Welcome to Starting Seven, The Pillar’s daily newsletter.
I’m Luke Coppen and I seek to guide you each weekday morning to the most interesting Catholic news and comment.
📜 Today’s readings: Is 1:10, 16-20 ▪ Ps 50:8-9, 16bc-17, 21 and 23 ▪ Mt 23:1-12.
🗞 Starting seven
3: The heads of two U.S. bishops’ committees have expressed support for the Protection of Women and Girls in Sports Act of 2023.
4: Paul Fahey argues that Cardinal Robert McElroy is invoking “Pope Francis to propose something foreign to Francis’s teaching” in his response to critics of his “radical inclusion” essay (Alexandre Grenier, Robert Royal, Tommaso Scandroglio).
5: Elise Ann Allen, Paul Baumann, Juan Carlos Cruz, Fr. Raymond J. de Souza, Fr. José María Di Paola, Brian Fraga, Richard Gaillardetz, Cardinal Wilton Gregory, Christopher Lamb, Jonathan Liedl, Kate McElwee, Alver Metalli, Fr. Thomas Reese, Fr. Antonio Spadaro, Michael Swan, and Michael Sean Winters reflect on the upcoming 10th anniversary of Pope Francis’ election.
6: Russell Shaw asks why the largest U.S. archdiocese has so few auxiliary bishops.
🇻🇦 Today’s Bollettino
🧐 Look closer
The battle over John Paul II The debate surrounding John Paul II’s handling of abuse cases before his election as pope has once again hit the international headlines. English-language news outlets reported Monday the claims of a documentary broadcast March 4 in Poland, with some headlines seeming to present the program’s assertions as indubitable facts.
The documentary was aired by TVN, a channel known for its critical coverage of Poland’s ruling Law and Justice party, and presented by the journalist Marcin Gutowski, who previously fronted a documentary accusing Cardinal Stanisław Dziwisz, the Polish pope’s longtime secretary, of mishandling abuse cases.
Ending the discussion? In his latest broadcast, “Franciszkańska 3” (named after the address of the Bishop’s Palace in Kraków), Gutowski accused the future pope of transferring clerical abusers to other dioceses, including in Austria, while serving as the archbishop of Kraków from 1964 to 1978.

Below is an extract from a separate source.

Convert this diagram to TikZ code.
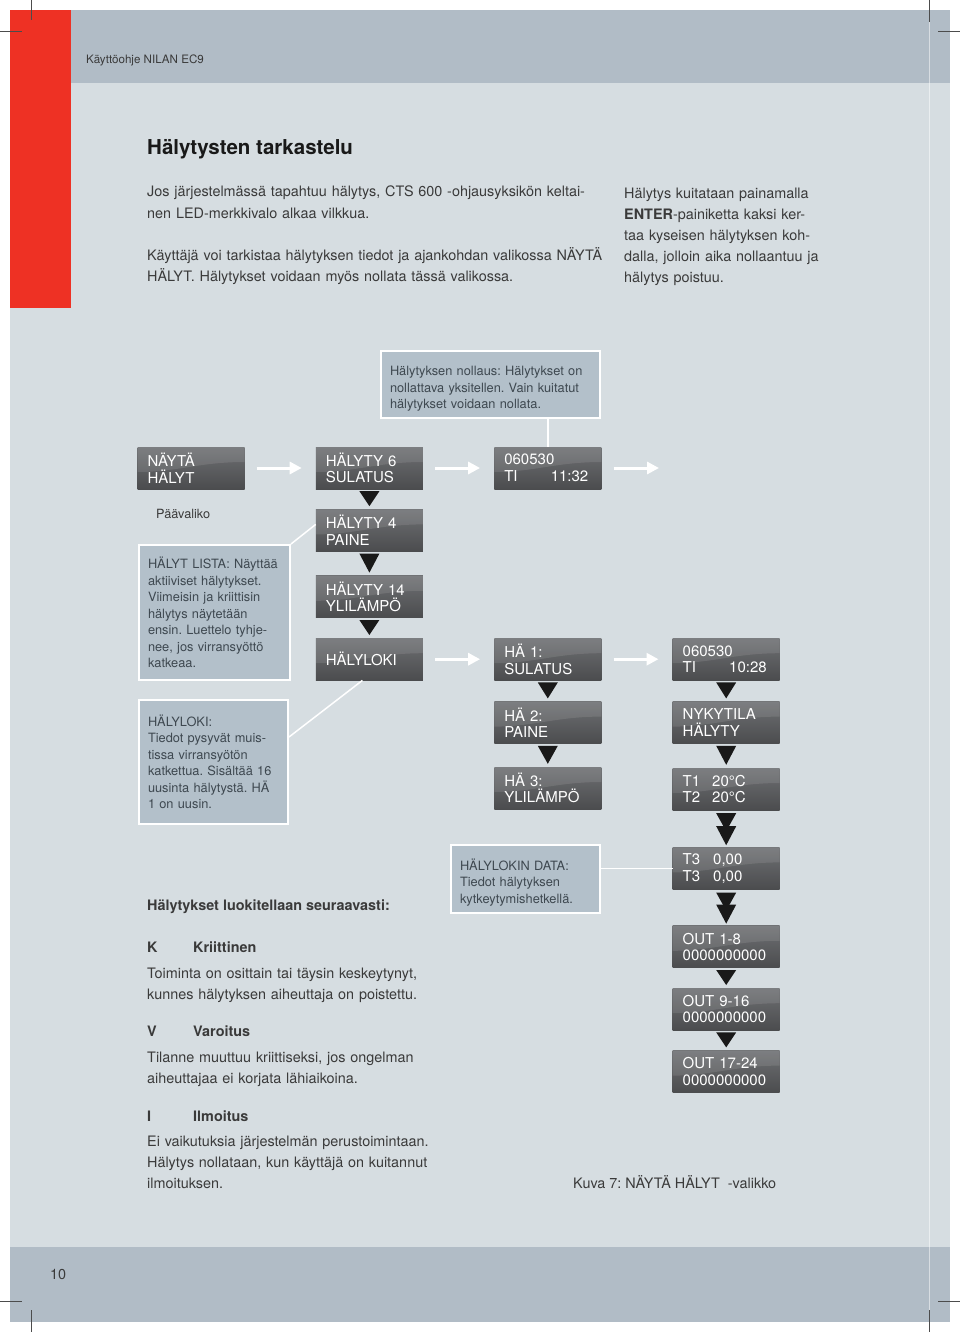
\documentclass[tikz,border=0pt]{standalone}
\usepackage{fontspec}
\setmainfont{TeX Gyre Heros}
\usetikzlibrary{positioning,arrows.meta}
\frenchspacing

\definecolor{pagebg}{HTML}{D6DDE1}
\definecolor{band}{HTML}{B1BCC6}
\definecolor{redbar}{HTML}{EE3124}
\definecolor{callfill}{HTML}{B3C0CA}
\definecolor{calltext}{HTML}{3E4850}
\definecolor{bodytext}{HTML}{3A3A3A}
\definecolor{disptop}{HTML}{6E7073}
\definecolor{dispbot}{HTML}{4B4C4E}

\newcommand{\tridown}[2]{\fill[trifill] ([xshift=-10pt,yshift=-2pt]#1.south) -- ([xshift=10pt,yshift=-2pt]#1.south) -- ([yshift=3pt]#2.north) -- cycle;}
\newcommand{\tridouble}[2]{%
  \fill[trifill] ([xshift=-10pt,yshift=-3pt]#1.south) -- ([xshift=10pt,yshift=-3pt]#1.south) -- ([yshift=-21pt]#1.south) -- cycle;
  \fill[trifill] ([xshift=-10pt,yshift=21pt]#2.north) -- ([xshift=10pt,yshift=21pt]#2.north) -- ([yshift=2pt]#2.north) -- cycle;}

\begin{document}
\begin{tikzpicture}[x=1pt, y=-1pt,
  disp/.style={rectangle, minimum width=107pt, minimum height=42pt, inner xsep=10pt, inner ysep=0pt,
    text width=87pt, align=left, top color=disptop, bottom color=dispbot, text=white,
    font=\fontsize{15}{16.5}\selectfont,
    path picture={\fill[white, opacity=0.10] (path picture bounding box.north west) -- (path picture bounding box.north east)
      -- ([yshift=6pt]path picture bounding box.east)
      .. controls ([xshift=-45pt,yshift=6pt]path picture bounding box.east) and ([xshift=40pt,yshift=-4pt]path picture bounding box.west)
      .. ([yshift=-4pt]path picture bounding box.west) -- cycle;}},
  callout/.style={rectangle, draw=white, line width=2pt, fill=callfill, text=calltext, align=left,
    inner xsep=9pt, inner ysep=0pt, font=\fontsize{12.8}{16.5}\selectfont},
  warr/.style={white, line width=3pt, -{Triangle[width=12pt,length=12pt]}},
  callline/.style={white, line width=1.5pt},
  trifill/.style={fill=black!90},
  body/.style={anchor=base west, inner sep=0pt, align=left, text=bodytext, font=\fontsize{14.4}{21}\selectfont},
  cropmark/.style={black!70, line width=0.5pt}]

  \useasboundingbox (0,0) rectangle (960,1332);
  \fill[pagebg] (10,83) rectangle (950,1247);
  \fill[band] (10,10) rectangle (950,83);
  \fill[band] (10,1247) rectangle (950,1322);
  \fill[redbar] (10,10) rectangle (71,308);
  \draw[white, opacity=0.5, line width=0.6pt] (929,22) -- (929,1310);
  \draw[cropmark] (0,31) -- (22,31) (31,0) -- (31,20) (938,31) -- (960,31) (929,0) -- (929,22);
  \draw[cropmark] (0,1301) -- (22,1301) (31,1310) -- (31,1332) (938,1301) -- (960,1301) (929,1310) -- (929,1332);

  \node[anchor=base west, inner sep=0pt, text=bodytext, font=\fontsize{11.6}{14}\selectfont] (hdr) at (86,64) {Käyttöohje NILAN EC9};
  \node[anchor=base west, inner sep=0pt, text=black!90, font=\bfseries\fontsize{20.5}{26}\selectfont] (ttl) at (147,155) {Hälytysten tarkastelu};
  \node[body, text width=470pt] (par1) at (147,197) {Jos järjestelmässä tapahtuu hälytys, CTS 600 -ohjausyksikön keltai-\\nen LED-merkkivalo alkaa vilkkua.};
  \node[body, text width=470pt] (par2) at (147,260) {Käyttäjä voi tarkistaa hälytyksen tiedot ja ajankohdan valikossa NÄYTÄ\\HÄLYT. Hälytykset voidaan myös nollata tässä valikossa.};
  \node[body, text width=210pt] (par3) at (624,199) {Hälytys kuitataan painamalla\\\textbf{ENTER}-painiketta kaksi ker-\\taa kyseisen hälytyksen koh-\\dalla, jolloin aika nollaantuu ja\\hälytys poistuu.};

  \node[callout, minimum width=219pt, minimum height=67pt, text width=201pt] (nollaus) at (490.5,384.5) {\rule{0pt}{18pt}Hälytyksen nollaus: Hälytykset on\\nollattava yksitellen. Vain kuitatut\\hälytykset voidaan nollata.};

  \node[disp] (nayta) at (191,468) {NÄYTÄ\\HÄLYT};
  \node[disp, right=71pt of nayta] (hal6) {HÄLYTY 6\\SULATUS};
  \node[disp, right=71pt of hal6] (klo1132) {060530\\\makebox[84pt]{TI\hfill 11:32}};
  \node[disp, below=20pt of hal6] (hal4) {HÄLYTY 4\\PAINE};
  \node[disp, below=24pt of hal4] (hal14) {HÄLYTY 14\\YLILÄMPÖ};
  \node[disp, below=20pt of hal14] (hlok) {HÄLYLOKI};
  \node[disp, right=71pt of hlok] (ha1) {HÄ 1:\\SULATUS};
  \node[disp, below=21pt of ha1] (ha2) {HÄ 2:\\PAINE};
  \node[disp, below=23pt of ha2] (ha3) {HÄ 3:\\YLILÄMPÖ};
  \node[disp, right=71pt of ha1] (klo1028) {060530\\\makebox[84pt]{TI\hfill 10:28}};
  \node[disp, below=21pt of klo1028] (nyk) {NYKYTILA\\HÄLYTY};
  \node[disp, below=24pt of nyk] (tt12) {T1\hspace{12pt}20°C\\T2\hspace{12pt}20°C};
  \node[disp, below=37pt of tt12] (tt3) {T3\hspace{13pt}0,00\\T3\hspace{13pt}0,00};
  \node[disp, below=36pt of tt3] (out1) {OUT 1-8\\0000000000};
  \node[disp, below=20pt of out1] (out9) {OUT 9-16\\0000000000};
  \node[disp, below=20pt of out9] (out17) {OUT 17-24\\0000000000};

  \node[anchor=base west, inner sep=0pt, text=bodytext, font=\fontsize{12.7}{16}\selectfont] (paav) at (156,518) {Päävaliko};

  \node[callout, minimum width=151pt, minimum height=135pt, text width=133pt] (lista) at (214.5,612.5) {HÄLYT LISTA: Näyttää\\aktiiviset hälytykset.\\Viimeisin ja kriittisin\\hälytys näytetään\\ensin. Luettelo tyhje-\\nee, jos virransyöttö\\katkeaa.};
  \node[callout, minimum width=149pt, minimum height=124pt, text width=131pt] (lokinfo) at (213.5,762) {HÄLYLOKI:\\Tiedot pysyvät muis-\\tissa virransyötön\\katkettua. Sisältää 16\\uusinta hälytystä. HÄ\\1 on uusin.};
  \node[callout, minimum width=149pt, minimum height=68pt, text width=131pt] (lokdata) at (525.5,879) {\rule{0pt}{18pt}HÄLYLOKIN DATA:\\Tiedot hälytyksen\\kytkeytymishetkellä.};

  \coordinate (nxt) at (659,468);
  \draw[warr] ([xshift=12pt]nayta.east) -- ([xshift=-14pt]hal6.west);
  \draw[warr] ([xshift=12pt]hal6.east) -- ([xshift=-14pt]klo1132.west);
  \draw[warr] ([xshift=12pt]klo1132.east) -- (nxt);
  \draw[warr] ([xshift=12pt]hlok.east) -- ([xshift=-14pt]ha1.west);
  \draw[warr] ([xshift=12pt]ha1.east) -- ([xshift=-14pt]klo1028.west);

  \draw[callline] (nollaus.south -| klo1132.north) -- (klo1132.north);
  \draw[callline] (lista.north east) -- ([yshift=6pt]hal4.west);
  \draw[callline] ([yshift=25pt]lokinfo.east) -- ([xshift=-7pt]hlok.south);
  \draw[callline] (lokdata.east |- tt3.west) -- (tt3.west);

  \tridown{hal6}{hal4}
  \tridown{hal4}{hal14}
  \tridown{hal14}{hlok}
  \tridown{ha1}{ha2}
  \tridown{ha2}{ha3}
  \tridown{klo1028}{nyk}
  \tridown{nyk}{tt12}
  \tridouble{tt12}{tt3}
  \tridouble{tt3}{out1}
  \tridown{out1}{out9}
  \tridown{out9}{out17}

  \node[body, font=\bfseries\fontsize{14.4}{21}\selectfont] (luok) at (147,910) {Hälytykset luokitellaan seuraavasti:};
  \node[body, font=\bfseries\fontsize{14.4}{21}\selectfont] (kriit) at (147,952) {\makebox[46pt][l]{K}Kriittinen};
  \node[body, text width=300pt] (kdesc) at (147,978) {Toiminta on osittain tai täysin keskeytynyt,\\kunnes hälytyksen aiheuttaja on poistettu.};
  \node[body, font=\bfseries\fontsize{14.4}{21}\selectfont] (varo) at (147,1036) {\makebox[46pt][l]{V}Varoitus};
  \node[body, text width=300pt] (vdesc) at (147,1062) {Tilanne muuttuu kriittiseksi, jos ongelman\\aiheuttajaa ei korjata lähiaikoina.};
  \node[body, font=\bfseries\fontsize{14.4}{21}\selectfont] (ilmo) at (147,1121) {\makebox[46pt][l]{I}Ilmoitus};
  \node[body, text width=300pt] (idesc) at (147,1146) {Ei vaikutuksia järjestelmän perustoimintaan.\\Hälytys nollataan, kun käyttäjä on kuitannut\\ilmoituksen.};
  \node[body] (kuva) at (573,1188) {Kuva 7: NÄYTÄ HÄLYT\ \ -valikko};
  \node[body] (sivu) at (50,1279) {10};
\end{tikzpicture}
\end{document}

According to the program’s notes, Gutowski worked for two and a half years to establish what the then Karol Wojtyła — who was canonized in 2014 — knew about abuse cases in the Kraków archdiocese. The journalist spoke with abuse survivors and their relatives, and former diocesan employees, and pored over Church documents and the files of the communist-era secret police. But he was not granted access to Kraków archdiocese’s archives.
Gutowski was eager to present his findings as definitive, saying: “I hope that this report will end the discussion and the festival of blurring reality, pretending that John Paul II might not have known. After this production, we will no longer have any doubt that he knew, and long before he became pope. Now, to put it bluntly, the ball is in the Church’s court.”
Contrasting conclusions But others have also scrutinized John Paul II’s tenure in Kraków and come to different conclusions. Tomasz Krzyżak, a journalist for Poland’s daily Rzeczpospolita, investigated the future pope’s responses to two perpetrators of abuse, Fr. Eugeniusz Surgent and Fr. Józef Loranca.
“My conclusions from the two stories I have followed are generally that we cannot say that Cardinal Wojtyla covered up pedophilia,” he said last month.
The documentary “Szklany dom” (“Glass House”), broadcast on Poland’s TVP channel last year, drew a similar conclusion. Other commentators have highlighted the unreliability of documents produced by a communist secret police engaged in a covert war with the Church.
What’s the context? There is a wider picture behind the debate, sometimes not appreciated outside Poland. John Paul II helped to shape the nation’s post-communist destiny. His legacy is therefore a proxy for arguments about whether the country should hew to its Catholic traditions or fully embrace Western secular modernity.
Those debates — like the current one about John Paul’s record in Kraków — are far from resolved. The reluctance of Polish bishops to open Church archives seems likely to prolong the present intense discussion.
🔍 Stories to watch
🇻🇦 The findings of what is billed as “most extensive global survey of Catholic women ever undertaken” are due to be presented at the Vatican on Wednesday.
📅 Coming soon
March 10 Members of the Council of Bishops’ Conferences of Europe (CCEE) celebrate Masses for peace in Ukraine; The research project “More Women’s Leadership for a Better World: Care as a Driver for our Common Home” is presented in Rome, with a preface by Pope Francis.
March 19 10th anniversary of Pope Francis’ inauguration.
Have a happy feast of Sts. Perpetua and Felicity.